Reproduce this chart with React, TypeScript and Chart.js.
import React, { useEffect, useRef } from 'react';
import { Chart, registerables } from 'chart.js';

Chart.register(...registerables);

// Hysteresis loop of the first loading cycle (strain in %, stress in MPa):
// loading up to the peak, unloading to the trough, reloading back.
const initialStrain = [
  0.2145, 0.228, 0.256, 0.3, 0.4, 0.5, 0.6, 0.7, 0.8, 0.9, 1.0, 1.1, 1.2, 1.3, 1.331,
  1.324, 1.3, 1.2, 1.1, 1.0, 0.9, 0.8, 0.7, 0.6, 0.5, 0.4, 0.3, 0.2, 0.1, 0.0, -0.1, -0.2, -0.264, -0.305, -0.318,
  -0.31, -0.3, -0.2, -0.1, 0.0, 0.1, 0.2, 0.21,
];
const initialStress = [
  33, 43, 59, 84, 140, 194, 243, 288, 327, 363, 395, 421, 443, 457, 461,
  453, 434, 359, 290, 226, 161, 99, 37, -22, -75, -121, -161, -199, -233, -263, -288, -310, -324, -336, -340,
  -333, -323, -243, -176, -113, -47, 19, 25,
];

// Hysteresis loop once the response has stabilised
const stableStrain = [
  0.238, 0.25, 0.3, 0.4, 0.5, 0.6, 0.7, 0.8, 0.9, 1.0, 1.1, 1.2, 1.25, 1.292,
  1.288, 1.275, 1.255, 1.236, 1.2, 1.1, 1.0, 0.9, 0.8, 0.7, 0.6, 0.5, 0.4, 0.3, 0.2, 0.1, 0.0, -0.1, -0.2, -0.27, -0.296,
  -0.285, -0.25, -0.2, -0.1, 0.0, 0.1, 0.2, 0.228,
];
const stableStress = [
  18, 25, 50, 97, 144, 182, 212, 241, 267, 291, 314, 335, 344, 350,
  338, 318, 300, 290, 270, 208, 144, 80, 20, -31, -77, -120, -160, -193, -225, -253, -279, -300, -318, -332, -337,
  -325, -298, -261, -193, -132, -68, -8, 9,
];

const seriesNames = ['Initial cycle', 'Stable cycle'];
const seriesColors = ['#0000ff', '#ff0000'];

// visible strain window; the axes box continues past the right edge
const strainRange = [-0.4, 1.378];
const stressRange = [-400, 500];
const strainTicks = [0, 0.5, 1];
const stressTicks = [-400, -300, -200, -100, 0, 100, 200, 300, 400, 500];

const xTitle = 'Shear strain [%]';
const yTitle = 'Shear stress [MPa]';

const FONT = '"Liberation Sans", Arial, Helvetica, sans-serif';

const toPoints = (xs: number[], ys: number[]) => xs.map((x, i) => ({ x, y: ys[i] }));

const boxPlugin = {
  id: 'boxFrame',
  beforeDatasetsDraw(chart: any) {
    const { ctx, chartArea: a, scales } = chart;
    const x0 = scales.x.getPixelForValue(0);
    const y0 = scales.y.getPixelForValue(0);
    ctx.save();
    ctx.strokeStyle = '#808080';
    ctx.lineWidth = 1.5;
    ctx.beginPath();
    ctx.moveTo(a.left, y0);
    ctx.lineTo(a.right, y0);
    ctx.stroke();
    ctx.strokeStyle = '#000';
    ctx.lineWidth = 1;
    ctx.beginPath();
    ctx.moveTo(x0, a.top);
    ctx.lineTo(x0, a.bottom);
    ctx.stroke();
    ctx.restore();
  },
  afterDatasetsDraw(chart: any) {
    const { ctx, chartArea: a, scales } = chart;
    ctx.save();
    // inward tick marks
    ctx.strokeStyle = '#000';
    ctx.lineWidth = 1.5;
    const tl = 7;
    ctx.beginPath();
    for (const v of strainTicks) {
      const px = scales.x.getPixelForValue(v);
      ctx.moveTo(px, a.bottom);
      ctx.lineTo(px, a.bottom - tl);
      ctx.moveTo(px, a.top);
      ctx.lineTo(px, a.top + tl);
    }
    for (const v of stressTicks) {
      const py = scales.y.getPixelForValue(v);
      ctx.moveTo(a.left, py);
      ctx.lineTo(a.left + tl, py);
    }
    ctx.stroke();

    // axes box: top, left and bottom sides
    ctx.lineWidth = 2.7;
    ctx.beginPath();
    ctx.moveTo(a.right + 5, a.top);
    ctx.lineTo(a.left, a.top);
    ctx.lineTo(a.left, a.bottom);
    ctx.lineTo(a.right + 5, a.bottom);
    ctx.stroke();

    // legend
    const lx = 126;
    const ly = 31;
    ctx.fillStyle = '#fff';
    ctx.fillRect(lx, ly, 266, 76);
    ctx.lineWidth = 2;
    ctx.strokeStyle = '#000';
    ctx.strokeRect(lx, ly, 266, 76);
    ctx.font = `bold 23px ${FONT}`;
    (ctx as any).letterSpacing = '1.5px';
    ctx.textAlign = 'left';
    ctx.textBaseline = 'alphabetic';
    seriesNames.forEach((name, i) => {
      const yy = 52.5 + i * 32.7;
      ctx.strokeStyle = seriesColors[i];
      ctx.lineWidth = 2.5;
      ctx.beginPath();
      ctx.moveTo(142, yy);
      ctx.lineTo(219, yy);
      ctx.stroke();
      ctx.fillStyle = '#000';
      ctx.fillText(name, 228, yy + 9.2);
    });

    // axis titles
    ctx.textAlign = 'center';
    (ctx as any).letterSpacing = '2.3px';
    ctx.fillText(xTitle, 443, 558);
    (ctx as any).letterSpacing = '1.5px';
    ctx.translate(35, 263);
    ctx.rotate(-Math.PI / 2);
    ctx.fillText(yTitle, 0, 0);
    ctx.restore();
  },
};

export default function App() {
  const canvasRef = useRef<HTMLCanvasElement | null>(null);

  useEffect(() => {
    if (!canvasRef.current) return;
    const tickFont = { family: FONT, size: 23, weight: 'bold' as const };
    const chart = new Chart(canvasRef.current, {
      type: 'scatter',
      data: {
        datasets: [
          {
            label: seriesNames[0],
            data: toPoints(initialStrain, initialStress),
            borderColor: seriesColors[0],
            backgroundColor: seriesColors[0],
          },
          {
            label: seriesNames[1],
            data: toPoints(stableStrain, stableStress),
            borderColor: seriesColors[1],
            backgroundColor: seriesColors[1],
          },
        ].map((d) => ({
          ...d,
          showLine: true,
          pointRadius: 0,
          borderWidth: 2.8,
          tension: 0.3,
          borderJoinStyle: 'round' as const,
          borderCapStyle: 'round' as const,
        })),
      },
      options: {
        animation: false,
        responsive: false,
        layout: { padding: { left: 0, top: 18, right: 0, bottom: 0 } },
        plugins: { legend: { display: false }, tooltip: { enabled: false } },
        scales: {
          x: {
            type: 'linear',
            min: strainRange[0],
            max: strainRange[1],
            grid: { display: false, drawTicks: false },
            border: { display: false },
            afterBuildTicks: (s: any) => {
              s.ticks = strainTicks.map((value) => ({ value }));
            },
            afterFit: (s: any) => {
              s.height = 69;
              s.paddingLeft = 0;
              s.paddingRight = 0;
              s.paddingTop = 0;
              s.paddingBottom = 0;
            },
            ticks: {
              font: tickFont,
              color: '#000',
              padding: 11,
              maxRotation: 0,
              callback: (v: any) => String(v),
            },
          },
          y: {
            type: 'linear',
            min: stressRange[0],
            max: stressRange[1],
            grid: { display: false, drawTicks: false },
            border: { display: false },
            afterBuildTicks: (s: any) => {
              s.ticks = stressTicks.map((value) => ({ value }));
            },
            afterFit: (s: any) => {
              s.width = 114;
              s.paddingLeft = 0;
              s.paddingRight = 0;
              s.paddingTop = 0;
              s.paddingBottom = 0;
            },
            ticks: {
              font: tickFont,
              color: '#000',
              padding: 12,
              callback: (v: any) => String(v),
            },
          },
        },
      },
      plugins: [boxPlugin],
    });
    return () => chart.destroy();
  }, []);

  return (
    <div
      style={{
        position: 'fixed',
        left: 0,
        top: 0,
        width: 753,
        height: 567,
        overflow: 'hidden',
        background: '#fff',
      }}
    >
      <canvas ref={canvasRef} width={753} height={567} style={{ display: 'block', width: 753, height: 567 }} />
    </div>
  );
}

--------------------------------------------------

▶ [SET EXERCISE]: From the opening line of the data above, please print each line as written up to and including the line that contains "Chart.register(...registerables);", and nothing more.

▶ [TASK RESULT]:
Reproduce this chart with React, TypeScript and Chart.js.
import React, { useEffect, useRef } from 'react';
import { Chart, registerables } from 'chart.js';

Chart.register(...registerables);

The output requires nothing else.